Here are some more detail pictures (click on the photo for a larger version):
One thing I puzzled over for some time was how to connect to the 829B anode pins. It's hard to find anything that will fit them, and what I could find was uninsulated. I came up with a simple solution: I removed the "guts" from a euro-style terminal block, put set screws in it, and covered it with silicone tubing to insulate it. I also used silicone test lead wire, so the insulation doesn't melt. All in all it worked well, at least at the (relatively) low power dissipation that I'm running. The wires run just cool enough that you can touch them, so I think all is well.
I'm running the 829B's at about 80mA, B+ of 320V, with cathode bias. For details look at the schematic (below). I don't seem to get a lot of difference varying the bias from 60 to 100mA.
The amplifier is -3dB down at 18Hz (by design), and the HF response is excellent - 3dB down at over 70kHz. It clips at about 5 watts. It's incredibly quiet; I measured -70dB referenced to 1 watt, and if I cut off the 60/120Hz, it's more like -80dB!
So how does it sound, you ask? I'm still letting it break in, but so far it's wonderful, better than it has the right to be for so little money (I bought 6 829B's, 4 RCA's and two Mullards, for a total of about what a single Sovtek 2A3 would cost). Very natural sounding.
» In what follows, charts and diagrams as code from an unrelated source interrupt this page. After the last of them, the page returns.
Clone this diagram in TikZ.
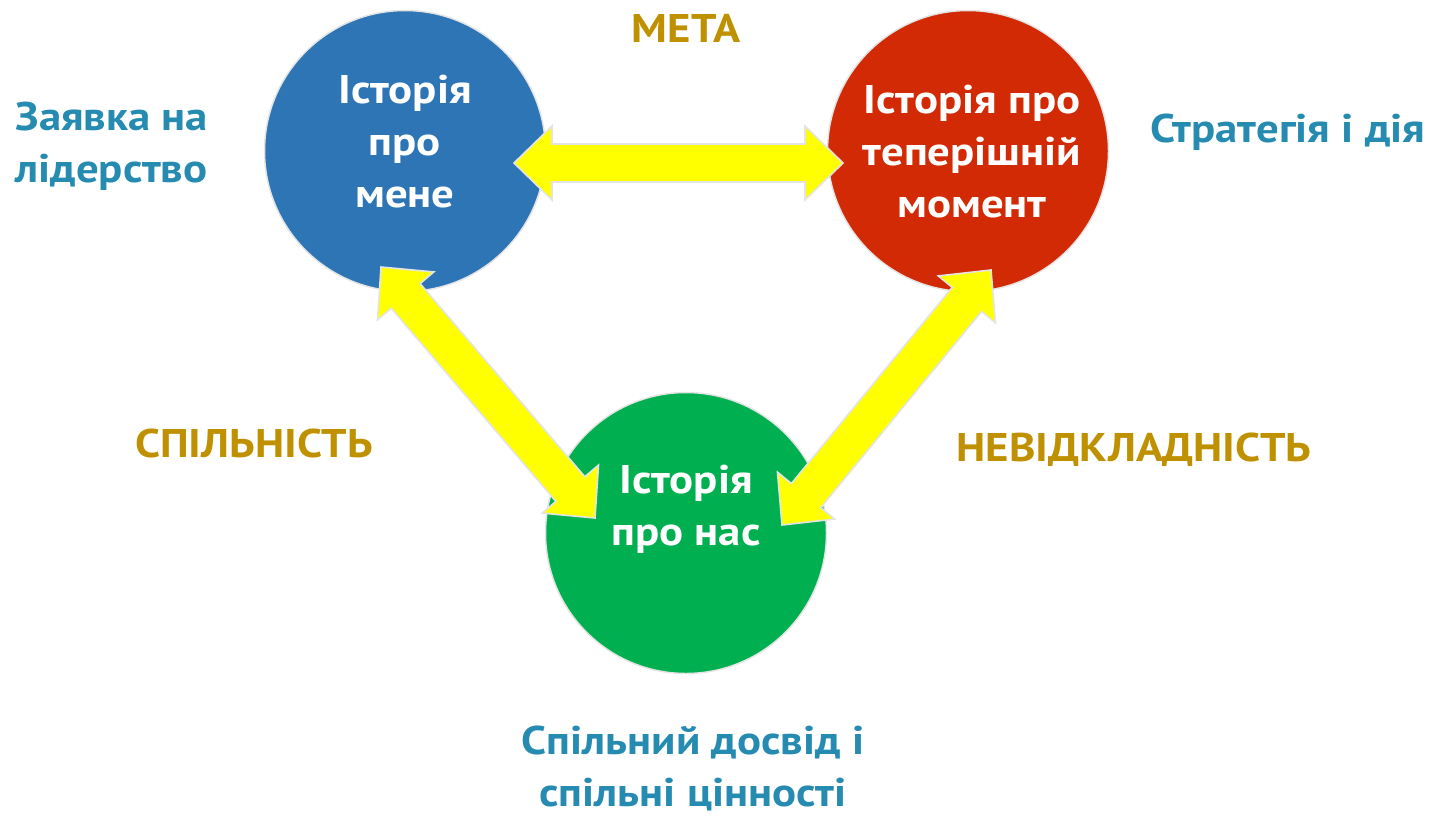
\documentclass[tikz,border=0pt]{standalone}
\usepackage{fontspec}
\setmainfont[FakeStretch=1.12]{PT Sans}
\usetikzlibrary{calc}

\definecolor{meblue}{RGB}{46,117,182}
\definecolor{nowred}{RGB}{210,42,4}
\definecolor{usgreen}{RGB}{0,176,80}
\definecolor{goldtxt}{RGB}{191,144,0}
\definecolor{tealtxt}{RGB}{38,139,176}
\definecolor{rimgray}{RGB}{228,228,228}
\definecolor{linkyellow}{RGB}{255,255,0}

% two-headed block arrow between two named points
\newcommand{\bothway}[2]{%
  \coordinate (ha) at ($(#1)!38pt!(#2)$);
  \coordinate (hb) at ($(#2)!38pt!(#1)$);
  \draw[link] (#1) -- ($(ha)!37pt!90:(#2)$) -- ($(ha)!19pt!90:(#2)$)
    -- ($(hb)!19pt!-90:(#1)$) -- ($(hb)!37pt!-90:(#1)$) -- (#2)
    -- ($(hb)!37pt!90:(#1)$) -- ($(hb)!19pt!90:(#1)$)
    -- ($(ha)!19pt!-90:(#2)$) -- ($(ha)!37pt!-90:(#2)$) -- cycle;}

\begin{document}
\begin{tikzpicture}[x=1pt, y=-1pt,
  every node/.style = {font=\bfseries\fontsize{40}{52}\selectfont, align=center},
  story/.style = {circle, draw=rimgray, line width=1.5pt,
    minimum size=281pt, inner sep=0pt},
  storytext/.style = {text=white},
  goal/.style = {text=goldtxt},
  note/.style = {text=tealtxt},
  link/.style = {fill=linkyellow, draw=rimgray, line width=1.6pt, line join=miter}]
  \useasboundingbox (0,0) rectangle (1451,815);

  \node[story, fill=meblue] (me) at (405,151) {};
  \node[story, fill=nowred] (now) at (968,151) {};
  \node[story, fill=usgreen] (us) at (686,533) {};

  \coordinate (meR) at (514,163);
  \coordinate (nowL) at (843,163);
  \coordinate (meB) at (381,267);
  \coordinate (usL) at (595,518);
  \coordinate (nowB) at (991,270);
  \coordinate (usR) at (782,525);

  \bothway{meR}{nowL}
  \bothway{meB}{usL}
  \bothway{nowB}{usR}

  \node[storytext] (meT) at (405,142) {Історія\\про\\мене};
  \node[storytext] (nowT) at (972,152) {Історія про\\теперішній\\момент};
  \node[storytext] (usT) at (686,509) {Історія\\про нас};

  \node[goal] (meta) at (686,28) {МЕТА};
  \node[goal] (togeth) at (254,443) {СПІЛЬНІСТЬ};
  \node[goal] (urgent) at (1134,450) {НЕВІДКЛАДНІСТЬ};

  \node[note, align=left, anchor=west] (claim) at (12,146) {Заявка на\\лідерство};
  \node[note] (strat) at (1288,132) {Стратегія і дія};
  \node[note] (values) at (693,768) {Спільний досвід і\\спільні цінності};
\end{tikzpicture}
\end{document}
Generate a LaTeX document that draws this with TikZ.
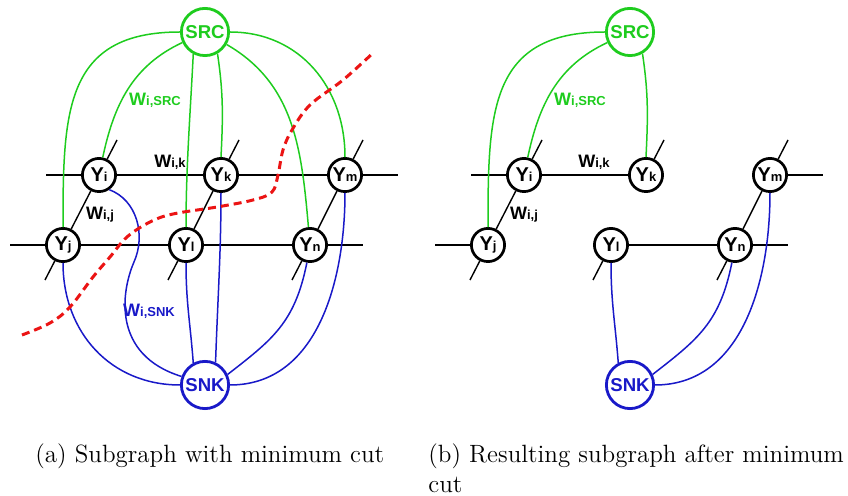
\documentclass[tikz,border=0pt]{standalone}
\usepackage{fontspec}
\setsansfont{Liberation Sans}
\definecolor{srcgreen}{RGB}{30,204,30}
\definecolor{snkblue}{RGB}{25,25,200}
\definecolor{cutred}{RGB}{235,20,20}
% main letter with a smaller index on the same baseline
\newcommand\sublab[2]{#1{\fontsize{6.5}{7}\selectfont #2}}
\newcommand\ylab[1]{Y{\fontsize{6.5}{7}\selectfont #1}}
\tikzset{
  ynode/.style={circle,draw=black,line width=1.35pt,fill=white,inner sep=0pt,
    minimum size=16.6pt,font=\sffamily\bfseries\fontsize{10}{11}\selectfont},
  srcnode/.style={circle,draw=srcgreen,line width=1.4pt,fill=white,inner sep=0pt,
    minimum size=23.6pt,text=srcgreen,font=\sffamily\bfseries\fontsize{9.3}{11}\selectfont},
  snknode/.style={srcnode,draw=snkblue,text=snkblue},
  grid/.style={draw=black,line width=0.7pt},
  gedge/.style={draw=srcgreen,line width=0.75pt},
  bedge/.style={draw=snkblue,line width=0.75pt},
  cutline/.style={draw=cutred,line width=1.5pt,dash pattern=on 4pt off 2.5pt},
  wlab/.style={inner sep=0pt,font=\sffamily\bfseries\fontsize{9}{10}\selectfont},
  capt/.style={inner sep=0pt,anchor=base west,font=\fontsize{12.5}{15}\selectfont}
}
\begin{document}
\begin{tikzpicture}[x=0.5pt,y=0.5pt]
\useasboundingbox (0,0) rectangle (848,-496);

% ---------------- (a) full subgraph ----------------
\node[srcnode] (SRCa) at (205,-32) {SRC};
\node[snknode] (SNKa) at (205,-385) {SNK};
\node[ynode] (Yia) at (99,-175) {\ylab{i}};
\node[ynode] (Yka) at (221,-175) {\ylab{k}};
\node[ynode] (Yma) at (345,-175) {\ylab{m}};
\node[ynode] (Yja) at (63,-245) {\ylab{j}};
\node[ynode] (Yla) at (186,-245) {\ylab{l}};
\node[ynode] (Yna) at (310,-245) {\ylab{n}};

\coordinate (r1La) at (46,-175);  \coordinate (r1Ra) at (398,-175);
\coordinate (r2La) at (10,-245);  \coordinate (r2Ra) at (363,-245);
\coordinate (dJa) at (45,-280);   \coordinate (uIa) at (117,-140);
\coordinate (dLa) at (168,-280);  \coordinate (uKa) at (239,-140);
\coordinate (dNa) at (292,-280);  \coordinate (uMa) at (363,-140);

\draw[grid] (r1La) -- (Yia) -- (Yka) -- (Yma) -- (r1Ra);
\draw[grid] (r2La) -- (Yja) -- (Yla) -- (Yna) -- (r2Ra);
\draw[grid] (dJa) -- (Yja) -- (Yia) -- (uIa);
\draw[grid] (dLa) -- (Yla) -- (Yka) -- (uKa);
\draw[grid] (dNa) -- (Yna) -- (Yma) -- (uMa);

% source edges
\draw[gedge] (SRCa) to[out=180,in=90,looseness=1.3] (Yja);
\draw[gedge] (SRCa) to[out=205,in=78] (Yia);
\draw[gedge] (SRCa.-118) .. controls +(-3,-60) and +(0,60) .. (Yla.north);
\draw[gedge] (SRCa.-60) .. controls +(6,-40) and +(2,40) .. (Yka.north);
\draw[gedge] (SRCa) to[out=-30,in=95] (Yna);
\draw[gedge] (SRCa) to[out=0,in=90,looseness=1.05] (Yma);

% sink edges
\draw[bedge] (Yja) to[out=-90,in=180,looseness=1.05] (SNKa);
\draw[bedge] (Yia.-55) .. controls (137,-200) and (146,-235) .. (134,-262)
  .. controls (121,-292) and (112,-355) .. (SNKa.160);
\draw[bedge] (Yla.south) .. controls +(0,-40) and +(-3,40) .. (SNKa.118);
\draw[bedge] (Yka.south) .. controls +(0,-60) and +(2,60) .. (SNKa.65);
\draw[bedge] (Yna.-100) .. controls +(-12,-60) and +(45,35) .. (SNKa.25);
\draw[bedge] (Yma) to[out=-90,in=0] (SNKa);

\node[wlab,text=srcgreen] (wsrca) at (155,-100) {\sublab{W}{i,SRC}};
\node[wlab] (wika) at (170,-162) {\sublab{W}{i,k}};
\node[wlab] (wija) at (100,-215) {\sublab{W}{i,j}};
\node[wlab,text=snkblue] (wsnka) at (149,-311) {\sublab{W}{i,SNK}};

% minimum cut
\draw[cutline] plot[smooth,tension=0.6] coordinates {
  (22,-335) (50,-323) (70,-307) (93,-277) (110,-257) (127,-237) (150,-222)
  (173,-214) (217,-207) (253,-200) (272,-192) (278,-175) (283,-150)
  (292,-130) (310,-105) (343,-80) (373,-53)};

% ---------------- (b) after the cut ----------------
\node[srcnode] (SRCb) at (630,-32) {SRC};
\node[snknode] (SNKb) at (630,-385) {SNK};
\node[ynode] (Yib) at (524,-175) {\ylab{i}};
\node[ynode] (Ykb) at (646,-175) {\ylab{k}};
\node[ynode] (Ymb) at (770,-175) {\ylab{m}};
\node[ynode] (Yjb) at (488,-245) {\ylab{j}};
\node[ynode] (Ylb) at (611,-245) {\ylab{l}};
\node[ynode] (Ynb) at (735,-245) {\ylab{n}};

\coordinate (r1Lb) at (471,-175); \coordinate (r1Rb) at (823,-175);
\coordinate (r2Lb) at (435,-245); \coordinate (r2Rb) at (788,-245);
\coordinate (dJb) at (470,-280);  \coordinate (uIb) at (542,-140);
\coordinate (uKb) at (664,-140);  \coordinate (dLb) at (593,-280);
\coordinate (dNb) at (717,-280);  \coordinate (uMb) at (788,-140);

\draw[grid] (r1Lb) -- (Yib) -- (Ykb);
\draw[grid] (Ymb) -- (r1Rb);
\draw[grid] (r2Lb) -- (Yjb);
\draw[grid] (Ylb) -- (Ynb) -- (r2Rb);
\draw[grid] (dJb) -- (Yjb) -- (Yib) -- (uIb);
\draw[grid] (Ykb) -- (uKb);
\draw[grid] (Ylb) -- (dLb);
\draw[grid] (dNb) -- (Ynb) -- (Ymb) -- (uMb);

\draw[gedge] (SRCb) to[out=180,in=90,looseness=1.3] (Yjb);
\draw[gedge] (SRCb) to[out=205,in=78] (Yib);
\draw[gedge] (SRCb.-60) .. controls +(6,-40) and +(2,40) .. (Ykb.north);

\draw[bedge] (Ylb.south) .. controls +(0,-40) and +(-3,40) .. (SNKb.118);
\draw[bedge] (Ynb.-100) .. controls +(-12,-60) and +(45,35) .. (SNKb.25);
\draw[bedge] (Ymb) to[out=-90,in=0] (SNKb);

\node[wlab,text=srcgreen] (wsrcb) at (580,-100) {\sublab{W}{i,SRC}};
\node[wlab] (wikb) at (594,-162) {\sublab{W}{i,k}};
\node[wlab] (wijb) at (524,-215) {\sublab{W}{i,j}};

% ---------------- captions ----------------
\node[capt] (capa) at (35,-463) {(a) Subgraph with minimum cut};
\node[capt] (capb) at (428,-463) {(b) Resulting subgraph after minimum};
\node[capt] (capc) at (428,-493) {cut};
\end{tikzpicture}
\end{document}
The bass of this amp really surprised me. It is very clean and strong. Probably partly due to the output transformers, Tango U808's, and the very low impedance power supply (mongo capacitors).
The driver circuit performs very well. It clips at about 50V RMS (+/- 70V). The 829B only needs +/- 22V, so it has plenty of headroom.
Here is the full schematic of the power supply and amplifier, as built (45kB PDF file).
Also, if you're interested in building something like this, I did some AutoCAD work and generated a mechanical drawing (113kB PDF file) and a parts layout (138kB PDF file) (as viewed from the inside). If you have OrCad and/or AutoCAD and would like the source files for any of these, email me at:
Here is some data I took while the amp was on a breadboard:
Here's a scope shot of the driver output (upper trace) and amp output (lower trace) at 5.3V RMS out into 8 ohms (about 3.5W):
I know it's hard to see, but there is about 4% THD on the output, mostly second harmonic. I hooked up my laptop and ran a spectral analysis, which looked very nice - mostly second harmonic, with progressively lower amounts of the next harmonics. Sorry for the lousy screen shot (with a camera - I need to get a Ethernet card for my laptop!)
This is not a low-distortion amp; even at 1W out, the THD is almost 1%. But the harmonic profile looks pretty good.